/Optimizing-UAV-trajectory-for-maximum-data-rate-via-Q-Learning

During our participation in the Internship Exchange Program, my friend and I collaborated with the guidance of our esteemed supervisor from NTHU.

Primary LanguagePython

Optimizing-UAV-trajectory-for-maximum-data-rate-via-Q-Learning

  1. Goal

    The goal of our subject is to optimize the UAV trajectory for maximum data rate via Q-Learning in avoidance of obstacles.

  2. Technical approaches

    We created an environment for UAV, unmanned aerial vehicle in Unreal Engine. We applied Unreal Engine Blueprint to make random environment whenever the program starts. AirSim API was used to control the simulated UAV on Unreal Engine. Python programming language was used because AirSim API works on C++ or Python.

    We have 7x7 grids. Each grid is 100m long. The grids are the states to which UAV has to fly in accordance with the certain action. We divided 3 levels for different altitudes. UAV cannot fly beyond 200 m and below 50 m. UAV can perform six actions –forward, backward, left, right, top and bottom. Buildings are 60 m, 150 m, 250 m high respectively. We put 5 routers in the environment. The positions of buildings and routers are random.
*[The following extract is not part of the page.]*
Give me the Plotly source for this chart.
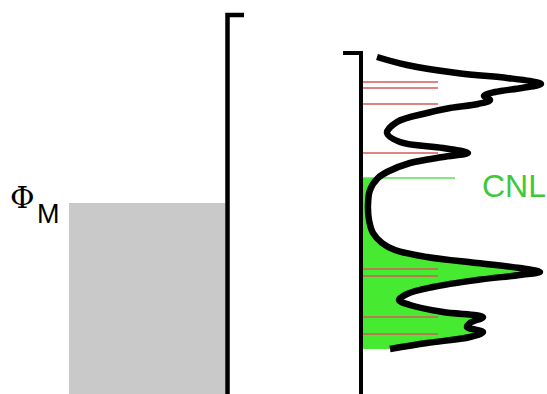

  3. Research and Analysis

    Our Project is simulation-based optimization and hence Reinforcement learning (RL) is the best approach. Reinforcement learning is an area of machine learning concerned with how software agents ought to take actions in an environment in order to maximize some notion of cumulative reward. Reinforcement learning is one of three basic machine learning paradigms, alongside supervised learning and unsupervised learning. To optimize the UAV path, Q-Learning algorithm was used. Q-learning uses future rewards to influence the current action given a state and therefore helps the agent select best actions that maximize total reward.
    We have 5 routers. It means that there are 5 goals that UAV has to fly. We trained 5000 episodes for each goal. Therefore, we trained 25,000 episodes for the whole program. According to Q-Learning algorithm, we initialize the Q-table, choose an action, perform action, measure reward and update Q-table after one episode is finished. We initialized Q-table with all 0s. We defined our reward matrix. If UAV hits an obstacle, we give -10 reward. UAV gets data rate if it reaches the goal. UAV possesses -1 if collision does not happen or it does not reach the goal. A2G , Air To Ground channel is defined by LoS, Line of Sight and NLoS, Non-Line of sight links between UAV and user. Data Rate is calculated by using path loss, recieved power, noise (-90 dBm) and bandwidth (2 MHz). We finally gained the reward matrix. There are 49 states in our UAV environment. 0 is the starting point. Our altitude is 50 m (level 0). We randomly go to 1. We randomly choose action Forward 0. There is no obstacle nor goal in state 1 so the reward will be -1. In state 1, our future action will be one of 6 actions [ Forward 0, Backward 1, Left 2, Right 3, Up 4 , Down 5] So our Q function for this state is Q( 0, 0, 0 ) = Q( 0, 0, 0 ) + 0.01 x [ R( 0, 0, 0 ) + 0.9 x [max (Q( 1, 0, 0 ), Q( 1, 0, 1 ), Q( 1, 0, 2 ), Q( 1, 0, 3), Q( 1, 0, 4 ), Q( 1, 0, 5 ) )- Q( 0, 0, 0 )] = 0 + 0.01 x [ -1 + 0.9 x [0 – 0] ] = -0.01 In training case, Q-Matrix is updated after each episode is finished. By this way, Q-table is updated 5000 times for one goal. After the training case is finished (all goals are trained), the testing case begins. In testing case, UAV flies to reach each goal according to the maximum Q-Matrix value for that state and action. By this way, our UAV flies autonomously with optimal path to all the routers.

  4. Conclusion

    Our project optimizes the UAV trajectory for any environment by learning itself. We can apply our program in hazardous environment where humans cannot go such as after an earthquake.